L’apprentissage des langues vivantes aurait dû se trouver depuis longtemps révolutionné par le fait de la presse quotidienne. Nul ne paraît s’être encore avisé que les nouvelles du jour reproduites en un style clair et correct dans les principales langues : anglais, allemand, français, italien, espagnol, constituaient un merveilleux instrument d’accoutumance pour les yeux, l’oreille et la parole et permettaient la plus féconde et la plus intéressante des comparaisons entre les textes. Mais il n’est pas de matière où la routine soit plus solidement établie que ce domaine là et, en France, il n’y a pas longtemps, on lisait dans les instructions officielles données au corps enseignant que « la littérature, manifestation essentielle de la vie des peuples, a naturellement sa place dans l’enseignement des langues vivantes ! » C’est en vertu de tels préceptes que les petits Anglais apprennent le français en lisant Victor Hugo, — les petits Français, l’allemand et l’anglais en lisant Gœthe et Shakespeare, — les petits Allemands, l’italien en lisant la Divine Comédie. Étonnez-vous donc des résultats ?

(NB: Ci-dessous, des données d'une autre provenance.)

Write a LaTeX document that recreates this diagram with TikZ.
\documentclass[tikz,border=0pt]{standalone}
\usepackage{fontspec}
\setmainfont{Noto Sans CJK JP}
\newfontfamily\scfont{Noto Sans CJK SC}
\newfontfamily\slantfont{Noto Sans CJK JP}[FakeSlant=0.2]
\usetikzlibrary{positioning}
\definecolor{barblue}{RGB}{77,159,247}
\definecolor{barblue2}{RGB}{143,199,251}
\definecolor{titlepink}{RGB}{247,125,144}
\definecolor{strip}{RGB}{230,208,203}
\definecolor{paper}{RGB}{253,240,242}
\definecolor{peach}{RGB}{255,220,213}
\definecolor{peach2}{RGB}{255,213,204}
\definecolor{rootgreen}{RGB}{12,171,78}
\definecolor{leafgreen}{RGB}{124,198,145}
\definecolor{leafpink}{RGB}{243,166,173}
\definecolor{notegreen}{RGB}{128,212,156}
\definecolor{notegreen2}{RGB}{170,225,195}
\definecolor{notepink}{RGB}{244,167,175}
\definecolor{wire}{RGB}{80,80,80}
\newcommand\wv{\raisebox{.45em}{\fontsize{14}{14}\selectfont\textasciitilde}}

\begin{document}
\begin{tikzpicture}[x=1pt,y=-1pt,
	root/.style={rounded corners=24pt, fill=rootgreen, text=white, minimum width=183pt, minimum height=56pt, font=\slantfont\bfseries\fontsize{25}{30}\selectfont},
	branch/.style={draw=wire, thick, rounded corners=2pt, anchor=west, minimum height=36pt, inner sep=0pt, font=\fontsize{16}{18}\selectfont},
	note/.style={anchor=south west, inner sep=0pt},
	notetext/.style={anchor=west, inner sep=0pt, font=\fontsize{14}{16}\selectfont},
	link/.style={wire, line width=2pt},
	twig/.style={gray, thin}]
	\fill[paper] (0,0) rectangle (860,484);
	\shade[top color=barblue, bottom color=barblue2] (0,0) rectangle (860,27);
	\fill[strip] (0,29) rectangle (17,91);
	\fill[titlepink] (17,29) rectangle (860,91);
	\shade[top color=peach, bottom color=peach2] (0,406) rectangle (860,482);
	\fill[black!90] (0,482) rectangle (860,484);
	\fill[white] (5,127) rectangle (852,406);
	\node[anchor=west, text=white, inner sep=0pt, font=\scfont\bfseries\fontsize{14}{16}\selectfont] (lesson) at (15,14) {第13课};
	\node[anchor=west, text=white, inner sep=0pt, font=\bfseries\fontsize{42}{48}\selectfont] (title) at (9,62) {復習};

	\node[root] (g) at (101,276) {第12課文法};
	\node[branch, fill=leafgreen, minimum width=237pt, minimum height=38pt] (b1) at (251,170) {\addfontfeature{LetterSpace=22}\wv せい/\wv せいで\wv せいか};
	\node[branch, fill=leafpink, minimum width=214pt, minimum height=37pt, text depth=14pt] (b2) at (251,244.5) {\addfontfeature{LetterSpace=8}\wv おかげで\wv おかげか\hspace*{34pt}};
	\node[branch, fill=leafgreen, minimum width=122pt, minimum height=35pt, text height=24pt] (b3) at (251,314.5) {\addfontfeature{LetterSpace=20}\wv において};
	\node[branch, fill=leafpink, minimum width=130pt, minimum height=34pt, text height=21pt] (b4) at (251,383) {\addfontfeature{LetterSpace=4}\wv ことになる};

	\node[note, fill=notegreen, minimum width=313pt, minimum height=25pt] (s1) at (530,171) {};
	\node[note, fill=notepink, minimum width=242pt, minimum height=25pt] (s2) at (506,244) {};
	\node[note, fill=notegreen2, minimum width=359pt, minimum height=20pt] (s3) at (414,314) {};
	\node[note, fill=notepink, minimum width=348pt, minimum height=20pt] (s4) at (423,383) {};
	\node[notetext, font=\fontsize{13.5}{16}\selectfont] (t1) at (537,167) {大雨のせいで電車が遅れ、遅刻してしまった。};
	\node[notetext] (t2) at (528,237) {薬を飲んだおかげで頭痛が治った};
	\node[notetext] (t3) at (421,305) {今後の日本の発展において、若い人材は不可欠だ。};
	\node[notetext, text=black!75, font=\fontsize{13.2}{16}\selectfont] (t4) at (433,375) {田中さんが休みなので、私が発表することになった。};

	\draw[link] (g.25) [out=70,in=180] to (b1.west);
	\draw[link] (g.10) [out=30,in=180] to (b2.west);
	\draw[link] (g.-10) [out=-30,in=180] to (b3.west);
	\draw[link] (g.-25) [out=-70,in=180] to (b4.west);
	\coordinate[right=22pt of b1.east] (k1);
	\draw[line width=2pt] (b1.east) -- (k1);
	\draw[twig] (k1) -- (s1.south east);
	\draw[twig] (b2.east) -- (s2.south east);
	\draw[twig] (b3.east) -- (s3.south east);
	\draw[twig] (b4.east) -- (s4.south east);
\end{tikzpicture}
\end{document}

Il y a un « vestibule » à l’apprentissage des langues et ce vestibule comprend : la lecture, la prononciation, l’articulation, l’accentuation, la récitation de textes simples, enfin un vocabulaire élémentaire. Tout cela peut se faire par comparaison entre plusieurs langues sans qu’il y ait à craindre d’encombrement mnémotechnique. Au contraire, il semble que les langues s’aident les unes les autres et qu’à apprendre par exemple les jours de la semaine, les nombres ou tels substantifs usuels à la fois en anglais, en français et en espagnol, ou en allemand et en italien, on arrive plus aisément et plus rapidement à les retenir. Après cela, rien n’empêche de passer à l’étude grammaticale et littéraire de la langue étrangère qu’on veut apprendre pour de bon. Savoir parler « petit nègre » en d’autres langues ne nuira nullement à cette étude.

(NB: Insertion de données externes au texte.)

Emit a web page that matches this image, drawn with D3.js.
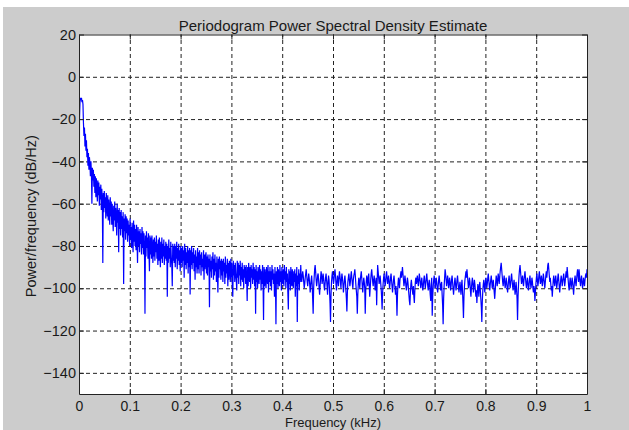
<!DOCTYPE html>
<html>
<head>
<meta charset="utf-8">
<script src="https://cdn.jsdelivr.net/npm/d3@7"></script>
<style>
  body { margin: 0; background: #fff; }
  svg text { font-family: "Liberation Sans", Arial, sans-serif; fill: #1a1a1a; }
</style>
</head>
<body>
<script>
// periodogram values (dB/Hz), 1025 bins evenly spaced 0..1 kHz
// (16 bins per row = 1/64 kHz)
const psdDb = [
  -114, -20, -12, -10, -11, -10, -12, -11, -13, -22, -28, -24, -33, -27, -35, -30,
  -38, -34, -42, -36, -44, -38, -41, -47, -40, -45, -60, -43, -49, -44, -52, -46,
  -55, -47, -57, -48, -53, -59, -49, -56, -50, -61, -52, -58, -51, -63, -53, -59,
  -88, -55, -64, -54, -62, -57, -67, -55, -61, -66, -56, -68, -58, -63, -70, -57,
  -66, -59, -70, -60, -67, -73, -61, -68, -59, -71, -62, -66, -75, -60, -69, -63,
  -83, -62, -72, -64, -75, -63, -72, -66, -76, -64, -98, -67, -73, -65, -77, -66,
  -74, -67, -78, -68, -75, -70, -80, -67, -77, -71, -81, -69, -76, -83, -68, -78,
  -70, -80, -72, -82, -70, -78, -88, -71, -80, -73, -83, -72, -79, -74, -84, -71,
  -81, -73, -84, -74, -82, -112, -75, -85, -73, -81, -76, -86, -74, -83, -92, -75,
  -84, -76, -86, -75, -82, -88, -77, -85, -76, -87, -78, -83, -75, -86, -79, -89,
  -77, -87, -76, -84, -90, -78, -86, -76, -88, -79, -85, -77, -89, -80, -86, -78,
  -87, -79, -104, -80, -88, -77, -86, -81, -90, -78, -85, -89, -99, -79, -87, -80,
  -88, -79, -90, -80, -86, -78, -91, -81, -87, -79, -89, -82, -92, -80, -88, -81,
  -90, -80, -87, -82, -95, -79, -89, -81, -91, -83, -88, -80, -93, -82, -90, -81,
  -103, -82, -89, -80, -91, -83, -88, -81, -92, -84, -96, -82, -90, -85, -93, -81,
  -91, -83, -93, -82, -89, -84, -94, -83, -90, -86, -92, -82, -96, -84, -91, -85,
  -83, -93, -85, -94, -84, -90, -86, -109, -84, -92, -87, -95, -85, -91, -83, -96,
  -86, -94, -84, -92, -88, -97, -85, -93, -102, -86, -95, -85, -91, -87, -96, -86,
  -94, -87, -97, -86, -92, -88, -98, -85, -95, -89, -93, -86, -99, -88, -96, -87,
  -89, -97, -86, -95, -88, -98, -104, -87, -94, -89, -97, -88, -93, -96, -101, -87,
  -95, -88, -98, -89, -94, -87, -99, -90, -96, -88, -97, -91, -100, -89, -95, -90,
  -98, -89, -96, -106, -90, -99, -88, -94, -97, -90, -100, -89, -95, -91, -98, -88,
  -96, -90, -99, -91, -112, -89, -97, -92, -100, -90, -95, -98, -89, -96, -91, -101,
  -92, -98, -89, -97, -115, -90, -99, -91, -96, -100, -90, -95, -98, -89, -102, -92,
  -97, -90, -99, -92, -101, -89, -96, -91, -98, -93, -104, -90, -97, -117, -92, -98,
  -90, -100, -91, -96, -99, -89, -97, -92, -101, -90, -95, -98, -91, -99, -89, -96,
  -92, -100, -90, -97, -93, -102, -110, -91, -98, -92, -101, -90, -96, -99, -91, -97,
  -100, -92, -97, -91, -104, -93, -99, -90, -116, -94, -98, -91, -101, -93, -97, -89,
  -95, -97, -94, -92, -94, -97, -100, -98, -95, -93, -91, -94, -97, -99, -96, -93,
  -95, -98, -102, -99, -96, -94, -98, -105, -112, -100, -95, -91, -89, -92, -96, -99,
  -97, -94, -93, -96, -100, -103, -99, -95, -92, -94, -98, -96, -93, -95, -99, -101,
  -98, -95, -93, -96, -99, -103, -97, -94, -96, -101, -107, -116, -103, -97, -94, -92,
  -95, -98, -96, -93, -91, -94, -98, -101, -97, -94, -96, -99, -95, -92, -94, -97,
  -100, -96, -93, -95, -98, -102, -99, -96, -94, -97, -101, -105, -111, -102, -97, -95,
  -93, -96, -99, -97, -94, -92, -95, -98, -100, -96, -94, -93, -91, -94, -98, -101,
  -104, -112, -103, -98, -95, -97, -100, -96, -94, -92, -95, -99, -102, -98, -95, -97,
  -100, -112, -101, -97, -94, -96, -99, -95, -93, -98, -104, -100, -96, -93, -91, -94,
  -97, -99, -96, -94, -97, -101, -98, -95, -108, -97, -89, -92, -95, -98, -96, -94,
  -97, -100, -104, -110, -102, -98, -95, -93, -96, -99, -97, -94, -92, -95, -98, -96,
  -94, -97, -100, -98, -95, -93, -96, -99, -102, -99, -96, -94, -97, -100, -103, -99,
  -104, -113, -103, -98, -95, -97, -100, -96, -94, -92, -95, -93, -90, -93, -96, -99,
  -97, -94, -96, -99, -101, -98, -95, -97, -100, -103, -106, -108, -102, -98, -96, -99,
  -101, -103, -99, -104, -107, -101, -97, -95, -98, -96, -94, -97, -99, -96, -93, -95,
  -98, -100, -97, -95, -98, -101, -99, -96, -94, -97, -100, -98, -95, -93, -96, -99,
  -101, -98, -96, -99, -103, -106, -98, -95, -113, -104, -99, -96, -94, -97, -100, -98,
  -95, -97, -100, -102, -99, -96, -94, -97, -99, -101, -98, -97, -103, -108, -117, -105,
  -99, -95, -91, -93, -96, -99, -97, -94, -96, -100, -98, -95, -97, -101, -99, -96,
  -94, -97, -100, -103, -100, -97, -95, -98, -101, -99, -96, -94, -97, -100, -102, -99,
  -97, -100, -103, -99, -96, -101, -107, -114, -104, -99, -96, -94, -92, -95, -91, -94,
  -97, -100, -98, -95, -97, -101, -104, -100, -97, -95, -98, -102, -99, -96, -98, -101,
  -104, -101, -107, -102, -98, -100, -104, -99, -97, -101, -105, -109, -116, -106, -101, -98,
  -96, -99, -102, -98, -95, -97, -100, -98, -95, -93, -96, -99, -101, -98, -96, -94,
  -97, -100, -98, -96, -99, -102, -105, -101, -97, -94, -96, -99, -96, -93, -95, -98,
  -95, -92, -90, -88, -91, -94, -97, -99, -96, -94, -97, -100, -98, -95, -97, -100,
  -102, -99, -96, -94, -97, -100, -98, -95, -93, -96, -99, -101, -98, -96, -99, -103,
  -101, -97, -100, -105, -115, -104, -98, -94, -91, -89, -92, -95, -98, -96, -94, -97,
  -99, -96, -94, -92, -95, -98, -100, -97, -95, -98, -101, -99, -96, -94, -97, -100,
  -98, -95, -97, -100, -102, -99, -101, -106, -102, -98, -95, -93, -96, -99, -97, -94,
  -92, -95, -98, -96, -94, -97, -99, -96, -93, -95, -98, -100, -97, -94, -92, -95,
  -92, -89, -88, -91, -94, -97, -95, -98, -101, -99, -104, -100, -96, -94, -97, -99,
  -96, -94, -97, -100, -98, -95, -93, -96, -99, -102, -99, -96, -94, -96, -99, -97,
  -95, -93, -96, -99, -97, -94, -92, -95, -90, -93, -96, -99, -101, -98, -95, -97,
  -100, -98, -95, -97, -100, -103, -99, -96, -94, -97, -99, -96, -93, -91, -94, -97,
  -91, -94, -97, -99, -96, -94, -97, -100, -98, -95, -97, -99, -96, -94, -93, -95,
  -91
];
const freqMaxKHz = 1;
const xTicks = [0, 0.1, 0.2, 0.3, 0.4, 0.5, 0.6, 0.7, 0.8, 0.9, 1];
const yTicks = [-140, -120, -100, -80, -60, -40, -20, 0, 20];

const title = "Periodogram Power Spectral Density Estimate";
const xLabel = "Frequency (kHz)";
const yLabel = "Power/frequency (dB/Hz)";

const W = 629, H = 430;
const mLeft = 79, mRight = 587, mTop = 34.5, mBottom = 394;

const svg = d3.select("body").append("svg")
  .attr("width", W)
  .attr("height", H);

// figure background (grey), small white margin top/left like the screenshot
svg.append("rect").attr("width", W).attr("height", H).attr("fill", "#fff");
svg.append("rect").attr("x", 3).attr("y", 7)
  .attr("width", W - 3).attr("height", H - 7).attr("fill", "#cccccc");

const x = d3.scaleLinear().domain([0, freqMaxKHz]).range([mLeft, mRight]);
const y = d3.scaleLinear().domain([-150, 20]).range([mBottom, mTop]);

svg.append("rect")
  .attr("x", mLeft).attr("y", mTop)
  .attr("width", mRight - mLeft).attr("height", mBottom - mTop)
  .attr("fill", "#fff");

// grid
const gridX = svg.append("g")
  .attr("transform", "translate(0," + mBottom + ")")
  .call(d3.axisBottom(x).tickValues(xTicks.slice(1, -1)).tickSize(-(mBottom - mTop)).tickFormat(""));
const gridY = svg.append("g")
  .attr("transform", "translate(" + mLeft + ",0)")
  .call(d3.axisLeft(y).tickValues(yTicks.slice(0, -1)).tickSize(-(mRight - mLeft)).tickFormat(""));
[gridX, gridY].forEach(function(g) {
  g.select(".domain").remove();
  g.selectAll("line")
    .attr("stroke", "#222")
    .attr("stroke-width", 1)
    .attr("stroke-dasharray", "4,3");
});

// spectrum line
svg.append("clipPath").attr("id", "clip")
  .append("rect")
  .attr("x", mLeft).attr("y", mTop)
  .attr("width", mRight - mLeft).attr("height", mBottom - mTop);

const n = psdDb.length;
const line = d3.line()
  .x(function(d, i) { return x(i / (n - 1) * freqMaxKHz); })
  .y(function(d) { return y(d); });

svg.append("path")
  .datum(psdDb)
  .attr("clip-path", "url(#clip)")
  .attr("fill", "none")
  .attr("stroke", "#0000ff")
  .attr("stroke-width", 1.2)
  .attr("d", line);

// axes, ticks pointing inward (box on)
function styleAxis(g) {
  g.select(".domain").attr("stroke", "#222").attr("stroke-width", 1);
  g.selectAll(".tick line").attr("stroke", "#222");
  g.selectAll("text")
    .style("font-size", "14.5px")
    .style("font-family", "'Liberation Sans', Arial, sans-serif")
    .attr("fill", "#1a1a1a");
}

const xAxisG = svg.append("g")
  .attr("transform", "translate(0," + mBottom + ")")
  .call(d3.axisBottom(x).tickValues(xTicks).tickSize(-5).tickSizeOuter(0).tickPadding(7)
    .tickFormat(d3.format("~g")))
  .call(styleAxis);
xAxisG.selectAll("text").style("font-size", "14px");

svg.append("g")
  .attr("transform", "translate(0," + mTop + ")")
  .call(d3.axisTop(x).tickValues(xTicks).tickSize(-5).tickSizeOuter(0).tickFormat(""))
  .call(styleAxis);

svg.append("g")
  .attr("transform", "translate(" + mLeft + ",0)")
  .call(d3.axisLeft(y).tickValues(yTicks).tickSize(-5).tickSizeOuter(0).tickPadding(3))
  .call(styleAxis);

svg.append("g")
  .attr("transform", "translate(" + mRight + ",0)")
  .call(d3.axisRight(y).tickValues(yTicks).tickSize(-5).tickSizeOuter(0).tickFormat(""))
  .call(styleAxis);

// labels
svg.append("text")
  .attr("x", (mLeft + mRight) / 2).attr("y", 31)
  .attr("text-anchor", "middle")
  .style("font-size", "15px")
  .text(title);

svg.append("text")
  .attr("x", (mLeft + mRight) / 2).attr("y", 427)
  .attr("text-anchor", "middle")
  .style("font-size", "13px")
  .text(xLabel);

svg.append("text")
  .attr("transform", "translate(36," + ((mTop + mBottom) / 2 + 2) + ") rotate(-90)")
  .attr("text-anchor", "middle")
  .style("font-size", "14.5px")
  .text(yLabel);
</script>
</body>
</html>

Cette nécessité de posséder une teinture préalable et générale des langages principaux du monde civilisé est une conséquence du cosmopolitisme et le cosmopolitisme est encore si récent que l’opinion a peine à se faire à l’idée qu’il ait acquis droit de cité et qu’il faille tenir compte de ses exigences en pédagogie comme en tout.

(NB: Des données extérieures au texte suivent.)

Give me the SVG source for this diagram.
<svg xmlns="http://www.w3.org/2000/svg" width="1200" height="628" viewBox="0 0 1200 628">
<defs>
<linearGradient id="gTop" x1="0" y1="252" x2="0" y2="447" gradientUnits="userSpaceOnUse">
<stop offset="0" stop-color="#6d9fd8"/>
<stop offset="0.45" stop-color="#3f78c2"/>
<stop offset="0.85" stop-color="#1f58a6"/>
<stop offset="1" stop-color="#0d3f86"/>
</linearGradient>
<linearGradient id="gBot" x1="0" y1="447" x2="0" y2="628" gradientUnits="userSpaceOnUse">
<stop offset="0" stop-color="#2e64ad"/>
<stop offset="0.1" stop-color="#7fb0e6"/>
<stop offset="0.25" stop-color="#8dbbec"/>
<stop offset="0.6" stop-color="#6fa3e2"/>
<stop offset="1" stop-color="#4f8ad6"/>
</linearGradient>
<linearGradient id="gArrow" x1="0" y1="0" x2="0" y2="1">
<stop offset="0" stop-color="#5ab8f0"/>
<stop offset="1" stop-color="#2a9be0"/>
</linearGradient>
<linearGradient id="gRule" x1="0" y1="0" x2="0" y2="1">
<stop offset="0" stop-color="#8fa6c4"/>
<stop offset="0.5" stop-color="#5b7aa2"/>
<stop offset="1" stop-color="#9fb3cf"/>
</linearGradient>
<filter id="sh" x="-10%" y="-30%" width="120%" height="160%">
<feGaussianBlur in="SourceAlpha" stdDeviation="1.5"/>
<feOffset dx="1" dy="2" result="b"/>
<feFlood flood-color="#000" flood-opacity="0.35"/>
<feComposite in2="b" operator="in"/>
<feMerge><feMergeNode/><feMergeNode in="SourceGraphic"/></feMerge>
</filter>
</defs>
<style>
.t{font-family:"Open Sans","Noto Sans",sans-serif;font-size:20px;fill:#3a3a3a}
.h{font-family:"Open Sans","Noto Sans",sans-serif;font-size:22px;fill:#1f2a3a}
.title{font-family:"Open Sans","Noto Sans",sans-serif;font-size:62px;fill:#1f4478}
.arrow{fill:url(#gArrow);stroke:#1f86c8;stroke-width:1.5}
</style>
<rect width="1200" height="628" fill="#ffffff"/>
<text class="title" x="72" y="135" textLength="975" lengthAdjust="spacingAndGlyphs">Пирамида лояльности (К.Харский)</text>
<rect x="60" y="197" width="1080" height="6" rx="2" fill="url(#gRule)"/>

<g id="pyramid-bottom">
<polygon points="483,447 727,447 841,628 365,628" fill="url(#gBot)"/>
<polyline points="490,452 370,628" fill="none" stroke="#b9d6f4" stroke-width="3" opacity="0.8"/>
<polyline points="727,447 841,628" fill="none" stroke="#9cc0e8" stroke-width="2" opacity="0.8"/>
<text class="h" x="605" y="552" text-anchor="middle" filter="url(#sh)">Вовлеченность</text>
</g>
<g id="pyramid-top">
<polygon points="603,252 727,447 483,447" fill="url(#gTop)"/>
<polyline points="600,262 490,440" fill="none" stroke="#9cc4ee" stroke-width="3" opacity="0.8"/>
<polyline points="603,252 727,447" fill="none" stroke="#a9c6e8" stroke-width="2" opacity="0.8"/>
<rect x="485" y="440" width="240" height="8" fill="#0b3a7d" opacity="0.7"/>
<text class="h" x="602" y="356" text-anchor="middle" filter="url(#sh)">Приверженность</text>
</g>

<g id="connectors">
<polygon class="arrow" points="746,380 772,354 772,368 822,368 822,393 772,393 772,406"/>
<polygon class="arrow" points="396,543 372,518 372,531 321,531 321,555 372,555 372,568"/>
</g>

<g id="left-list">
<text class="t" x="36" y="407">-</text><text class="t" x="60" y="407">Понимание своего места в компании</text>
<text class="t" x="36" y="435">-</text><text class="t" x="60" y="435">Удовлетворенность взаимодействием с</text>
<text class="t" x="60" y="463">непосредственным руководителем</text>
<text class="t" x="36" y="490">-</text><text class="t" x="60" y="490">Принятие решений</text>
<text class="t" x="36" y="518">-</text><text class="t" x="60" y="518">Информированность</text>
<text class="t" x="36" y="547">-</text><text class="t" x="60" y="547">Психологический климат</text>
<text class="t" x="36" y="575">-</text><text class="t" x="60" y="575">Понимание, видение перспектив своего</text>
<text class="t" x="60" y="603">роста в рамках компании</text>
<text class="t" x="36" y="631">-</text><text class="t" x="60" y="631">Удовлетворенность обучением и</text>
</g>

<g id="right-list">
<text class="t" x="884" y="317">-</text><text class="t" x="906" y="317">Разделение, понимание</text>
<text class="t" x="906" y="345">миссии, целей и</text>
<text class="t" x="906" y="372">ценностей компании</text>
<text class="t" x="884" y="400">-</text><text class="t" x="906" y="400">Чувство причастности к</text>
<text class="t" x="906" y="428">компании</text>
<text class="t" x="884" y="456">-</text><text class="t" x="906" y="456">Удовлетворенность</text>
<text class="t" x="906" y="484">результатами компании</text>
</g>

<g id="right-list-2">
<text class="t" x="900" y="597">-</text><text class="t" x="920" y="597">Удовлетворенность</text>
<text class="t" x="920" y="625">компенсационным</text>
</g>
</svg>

Je viens d’indiquer que l’enseignement analytique, susceptible d’ailleurs d’une grande élasticité et pouvant être allongé ou raccourci selon les besoins des élèves ou des auditeurs, était conçu par nous comme devant couvrir une période de quatre années. La répartition des matières le long de ces quatre années ne saurait être fixée ici. Toutefois, il semble que la façon la plus avantageuse de procéder soit la suivante : une année employée à parcourir l’ensemble des matières de façon générale, les deux années suivantes passées à les revoir en détail, enfin la dernière année consacrée à une révision complète. De cette façon l’élève aura traversé trois fois les mêmes carrefours à des âges différents, à des allures différentes aussi. Il aura toute chance d’en avoir profité. D’autre part, celui qui devra abandonner ou rejoindre en cours de route ne risquera plus d’être dépaysé et trop handicapé par rapport à ses camarades.

Et c’est là, je ne crains pas de le redire, un point de vue prépondérant. Le grand principe énoncé tout à l’heure et qui, à lui seul, légitimerait d’établir l’enseignement analytique — à savoir que si une synthèse qui reste en route ne dissipe aucunes ténèbres, une analyse amorcée crée dès le début de la lumière — ce principe domine aujourd’hui la civilisation. Créer dès le début de la lumière, voilà l’impérieux besoin des démocraties modernes car la plupart des haines sociales des adultes sont nées et ont été entretenues par le désaccord intellectuel organisé dès la jeunesse. Et c’est en faisant cesser ce désaccord que la paix nationale — première garantie de la paix internationale — pourra être assurée.